Comp111: Operating Systems
Classroom Exercise 13 Answers
Scheduling and Little's laws
In class we have studied the basic model of scheduling as well
as "Little's laws" that govern all scheduling. Recall Little's law,
which is that for a system in steady state, L = λ W, where
- L is the average number of "requests in system" at a time.
- λ is the average arrival (and exit) rate.
- W is the average total time-in-system for a thing (entrance-to-exit).
- There are 10 processes in the run queue of a processor, all at equal priority, we apply round-robin scheduling, and a scheduling slice is 100ms.

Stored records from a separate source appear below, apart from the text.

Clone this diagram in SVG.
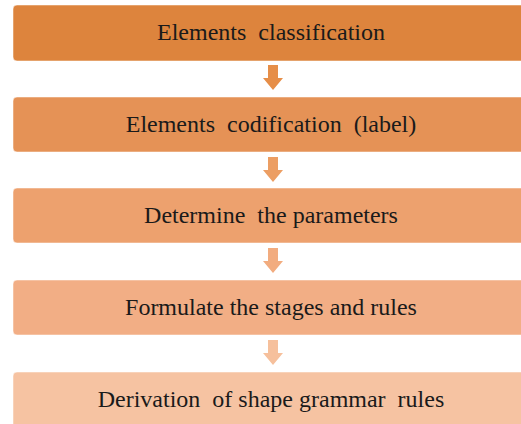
<svg xmlns="http://www.w3.org/2000/svg" width="521" height="424" viewBox="0 0 521 424">
<style>
.box{stroke:#ffffff;stroke-opacity:0.5;stroke-width:1}
.lbl{font-family:"Liberation Serif","Times New Roman",serif;font-size:24px;fill:#1a1a1a;text-anchor:middle}
</style>
<defs>
<path id="arr" d="M-5,0 H5 V13 H10 L0,25 L-10,13 H-5 Z"/>
</defs>
<rect width="521" height="424" fill="#ffffff"/>
<g id="connectors">
<use href="#arr" x="273" y="65" fill="#E68E48"/>
<use href="#arr" x="273" y="157" fill="#EC9E63"/>
<use href="#arr" x="273" y="248" fill="#F2AC7F"/>
<use href="#arr" x="273" y="340" fill="#F6C09C"/>
</g>
<g id="n1">
<rect class="box" x="13" y="5" width="520" height="56" rx="4" fill="#DD843D"/>
<text class="lbl" x="271" y="40" xml:space="preserve">Elements  classification</text>
</g>
<g id="n2">
<rect class="box" x="13" y="97" width="520" height="55" rx="4" fill="#E59256"/>
<text class="lbl" x="271" y="132" xml:space="preserve">Elements  codification  (label)</text>
</g>
<g id="n3">
<rect class="box" x="13" y="188" width="520" height="55" rx="4" fill="#EDA16E"/>
<text class="lbl" x="271" y="223" xml:space="preserve">Determine  the parameters</text>
</g>
<g id="n4">
<rect class="box" x="13" y="280" width="520" height="55" rx="4" fill="#F2AE85"/>
<text class="lbl" x="271" y="315" xml:space="preserve">Formulate the stages and rules</text>
</g>
<g id="n5">
<rect class="box" x="13" y="372" width="520" height="60" rx="4" fill="#F6C3A2"/>
<text class="lbl" x="271" y="407" xml:space="preserve">Derivation  of shape grammar  rules</text>
</g>
</svg>
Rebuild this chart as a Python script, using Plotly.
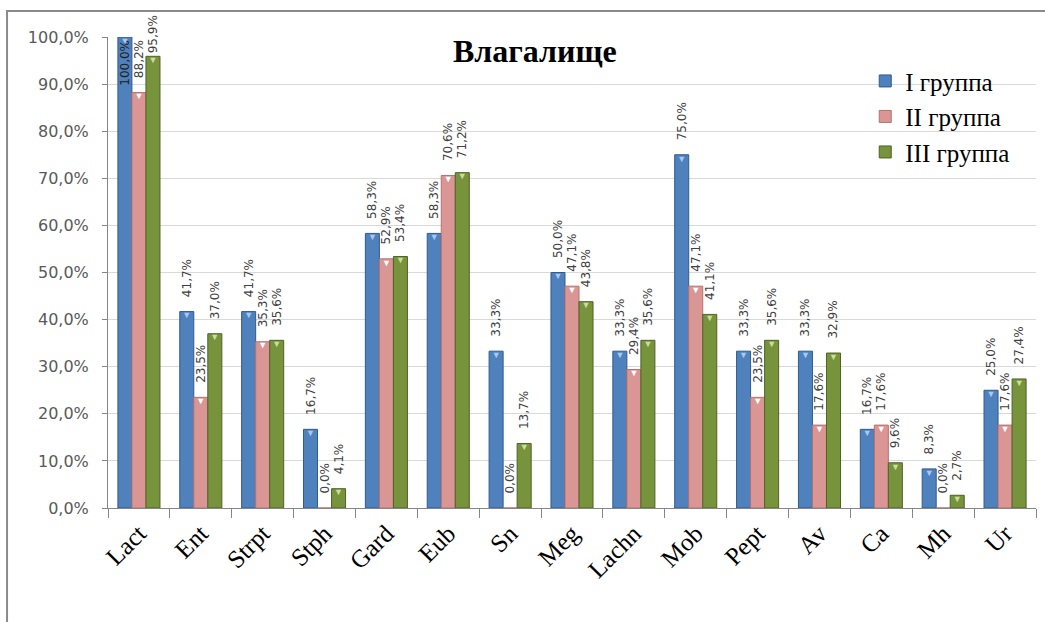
import plotly.graph_objects as go

# Частота выявления микроорганизмов (влагалище), %
categories = ["Lact", "Ent", "Strpt", "Stph", "Gard", "Eub", "Sn", "Meg",
              "Lachn", "Mob", "Pept", "Av", "Ca", "Mh", "Ur"]
group_1 = [100.0, 41.7, 41.7, 16.7, 58.3, 58.3, 33.3, 50.0, 33.3, 75.0, 33.3, 33.3, 16.7, 8.3, 25.0]
group_2 = [88.2, 23.5, 35.3, 0.0, 52.9, 70.6, 0.0, 47.1, 29.4, 47.1, 23.5, 17.6, 17.6, 0.0, 17.6]
group_3 = [95.9, 37.0, 35.6, 4.1, 53.4, 71.2, 13.7, 43.8, 35.6, 41.1, 35.6, 32.9, 9.6, 2.7, 27.4]
series_names = ["I группа", "II группа", "III группа"]
y_ticks = [0, 10, 20, 30, 40, 50, 60, 70, 80, 90, 100]

fills = ["#4F81BD", "#DA9694", "#77933C"]
edges = ["#2F5B8F", "#B9706E", "#4F6228"]
caps = ["#A9C8EE", "#FFFFFF", "#C9DE9E"]

BAR_GAP = 0.32
PAD = "\u00a0\u00a0\u00a0"  # lifts outside value labels off the bar tops


def pct(v):
    return f"{v:.1f}".replace(".", ",") + "%"


def label_templates(vals):
    # no extra lift for the tallest bars so their labels stay on the page
    return [("" if v > 90 else PAD) + "%{y:.1f}%" for v in vals]


fig = go.Figure()
for name, vals, fill, edge in zip(series_names, [group_1, group_2, group_3], fills, edges):
    fig.add_trace(go.Bar(
        x=categories, y=vals, name=name, offsetgroup=name,
        marker=dict(color=fill, line=dict(color=edge, width=1)),
        texttemplate=label_templates(vals),
        textposition=["inside" if v >= 99 else "outside" for v in vals],
        insidetextanchor="end",
        textangle=-90,
        textfont=dict(family="DejaVu Sans", size=12, color="#404040"),
        insidetextfont=dict(family="DejaVu Sans", size=12, color="#202020"),
        constraintext="none",
        cliponaxis=False,
        hoverinfo="skip",
    ))

# small bevel marks at the top of each bar
for name, vals, cap in zip(series_names, [group_1, group_2, group_3], caps):
    fig.add_trace(go.Scatter(
        x=categories, y=vals, mode="text", offsetgroup=name,
        text=["▼" if v > 0 else "" for v in vals],
        textposition="bottom center",
        textfont=dict(size=9, color=cap),
        showlegend=False, hoverinfo="skip", cliponaxis=False,
    ))

# outer chart frame (runs off the right and bottom edges)
fig.add_shape(type="rect", xref="paper", yref="paper",
              x0=-0.1088, x1=1.08, y0=-0.30, y1=1.0552,
              line=dict(color="#8A8A8A", width=2), layer="below")

fig.add_annotation(text="<b>Влагалище</b>", xref="paper", yref="paper",
                   x=0.46, y=0.97, xanchor="center", yanchor="middle", showarrow=False,
                   font=dict(family="Liberation Serif", size=32, color="#000000"))

fig.update_layout(
    width=1045, height=622,
    margin=dict(l=108, r=9, t=37, b=114),
    paper_bgcolor="white", plot_bgcolor="white",
    barmode="group", bargap=BAR_GAP, bargroupgap=0,
    scattermode="group", scattergap=BAR_GAP,
    separators=", ",
    showlegend=True,
    legend=dict(x=0.816, y=0.955, xanchor="left", yanchor="top",
                font=dict(family="Liberation Serif", size=25, color="#000000"),
                bgcolor="rgba(0,0,0,0)", tracegroupgap=0),
    xaxis=dict(type="category", showline=True, linecolor="#868686", linewidth=1,
               ticks="outside", tickson="boundaries", ticklen=9, tickcolor="#868686",
               tickangle=-45,
               tickfont=dict(family="Liberation Serif", size=25, color="#000000"),
               showgrid=False),
    yaxis=dict(range=[0, 100], tickvals=y_ticks, ticktext=[pct(t) for t in y_ticks],
               showgrid=True, gridcolor="#D9D9D9", gridwidth=1,
               showline=True, linecolor="#868686", linewidth=1,
               ticks="outside", ticklen=5, tickcolor="#868686", ticklabelstandoff=10,
               tickfont=dict(family="DejaVu Sans", size=16, color="#595959"),
               zeroline=False),
)

fig.write_html("out.html")
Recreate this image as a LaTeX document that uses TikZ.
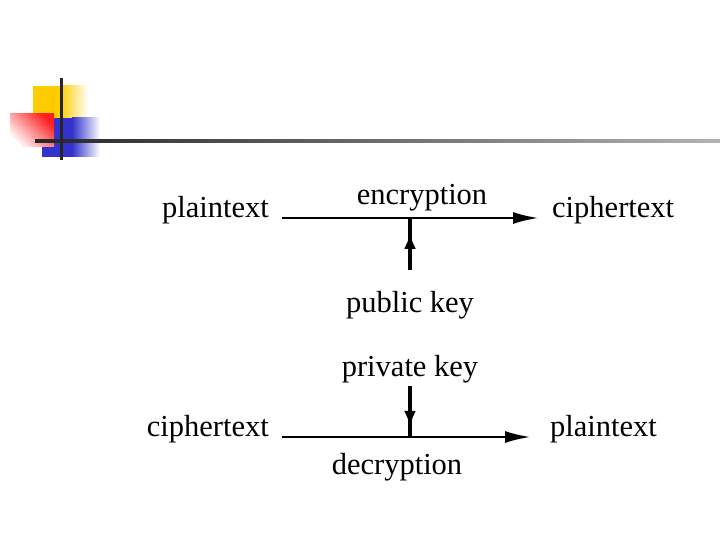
\documentclass[tikz,border=0pt]{standalone}
\usepackage{fontspec}
\setmainfont{Liberation Serif}
\usetikzlibrary{arrows.meta, decorations.markings}
\definecolor{logoyellow}{RGB}{255,204,0}
\definecolor{logoblue}{RGB}{51,51,204}
\definecolor{logored}{RGB}{255,30,30}

\begin{document}
\begin{tikzpicture}[x=1bp, y=1bp, font=\fontsize{30.5bp}{36bp}\selectfont]
      % Styles
      \tikzset{term/.style={inner xsep=13bp, inner ysep=2bp}}
      \tikzset{keyterm/.style={inner xsep=0pt, anchor=base}}
      \tikzset{channel/.style={line width=2.8bp, -{Latex[length=26bp, width=12bp]}}}
      \tikzset{keyflow/.style={line width=3.4bp, postaction={decorate},
          decoration={markings, mark=at position #1 with {\arrow{Latex[length=16bp, width=12bp]}}}}}

      \useasboundingbox (0,0) rectangle (720,540);

      % --- Logo in the top left corner ---
      \fill[logoyellow] (33,422) rectangle (60,454);
      \shade[left color=logoyellow, right color=white] (60,422) rectangle (88,454);
      \fill[logoblue] (42,383) rectangle (72,422);
      \shade[left color=logoblue, right color=white] (72,383) rectangle (100,422);
      \shade[top color=logored, bottom color=white, shading angle=-45] (10,393) rectangle (54,426);
      \shade[left color=black!85, right color=gray!60] (35,397.5) rectangle (720,400.5);
      \draw[line width=3bp, black!85] (61,462) -- (61,380);

      % --- Encryption with the public key ---
      \node[term, anchor=base east] (plainA) at (282,322) {plaintext};
      \node[term, anchor=base west] (cipherA) at (539,322) {ciphertext};
      \node[keyterm] (encLabel) at (422,335) {encryption};
      \node[keyterm, inner ysep=22bp] (pubkey) at (410,227) {public key};
      \coordinate (encjoin) at (410,322);
      \draw[channel] (plainA.base east) -- (cipherA.base west);
      \draw[keyflow=0.71] (pubkey.north) -- (encjoin);

      % --- Decryption with the private key ---
      \node[term, anchor=base east] (cipherB) at (282,103) {ciphertext};
      \node[term, anchor=base west] (plainB) at (537,103) {plaintext};
      \node[keyterm] (decLabel) at (397,65) {decryption};
      \node[keyterm, inner ysep=2.4bp] (privkey) at (410,163) {private key};
      \coordinate (decjoin) at (410,103);
      \draw[channel, shorten >=6bp] (cipherB.base east) -- (plainB.base west);
      \draw[keyflow=0.80] (privkey.south) -- (decjoin);

    \end{tikzpicture}
\end{document}
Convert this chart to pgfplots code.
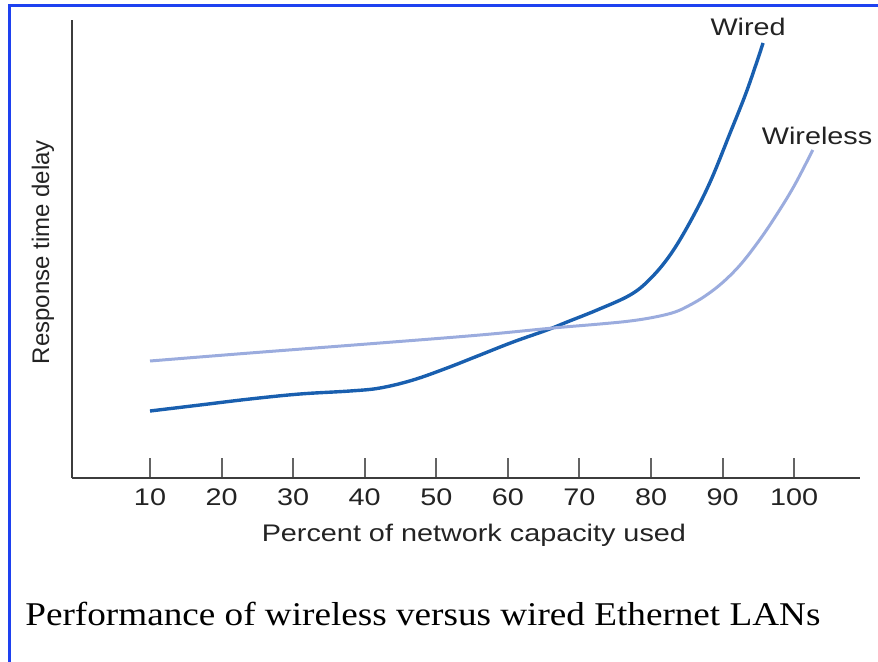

- How long does it take for a process to obtain a slice in which to run?
Answer: Using Little's laws, the scheduling slice is 100ms, so that there is an arrival rate = exit rate of λ = 10 slices per second. Meanwhile, L = 10, so that W = L / &lambda = 10 / 10 seconds = 1 second.
- Suppose that all 10 processes are compute-bound. Is the round-robin scheduler fair? Why or why not?
Answer: If all are compute bound, then no process ever blocks from I/O, and thus every process gets its whole slice. This is a fair situation.
- Now suppose that 9 of 10 processes are compute-bound and one process (emacs) is I/O bound and receives one character per second of user typing, that it processes for 10ms and then blocks again waiting for the next. Is this unfair? Is this an undesirable situation for the user of the I/O bound process?
Answer: Obviously, amongst the 9 processes that are consuming their whole slices, there is fairness. The last process is consistently consuming only 10ms of 100ms = 10% of its slice, which is highly unfair. However, fairness doesn't matter because the 10th process doesn't actually need the cycles it is not getting.
In a cloud computing scenerio, you have a web server that is in balance, in the sense that the arrival rate for requests is equal to the average exit (completion) rate for requests.
- If an average of 10 requests arrive at the server per second and
there are an average of 20 requests pending in each server, what is the average time
to service one request?
Answer: L = 20, &lambda = 10, W = L / λ = 20 / 10 seconds = 2 seconds.
- How much time does each request spend waiting in the queue before it is serviced?
Answer: We put a box around the queue in the queue diagram as done in lecture. For this box, L = 19, λ = 10, and W = L / λ = 19/10 seconds = 1.9 seconds.
- What is the actual processing time used per request?
Answer: By the same argument, the processing time is 1/10 second.
- Based upon the answers above, if we want the average total response time to be at most 5 seconds, how many requests can we accept per second?
Answer: This is a bit tricky. We have computed that the actual
processing time is 1/10 second, so we can also conclude that the processing time
for a request is L * 1/10 second = L/10. Thus L * 1/10 second = 5, or L = 50.
Now we have to figure out the rate λ matching this L.
We know W = 5 and L = 40, so λ = L / W = 40 / 5 = 8 per second.
- The load average is the average number of processes in the run queue. Suppose we have a load average of 20 on a single core processor, we utilize round-robin scheduling, and the slice for each process is 100ms. How much computation does each process do per second?
Answer: L = 20, W = 20 * 100 ms = 2 seconds. Each process gets W / L = 2/20 = 1/10 seconds per epoch. Each epoch is 2 seconds. Thus each process gets 1/10 second per epoch / 2 seconds per epoch = 1/20 second average time per second.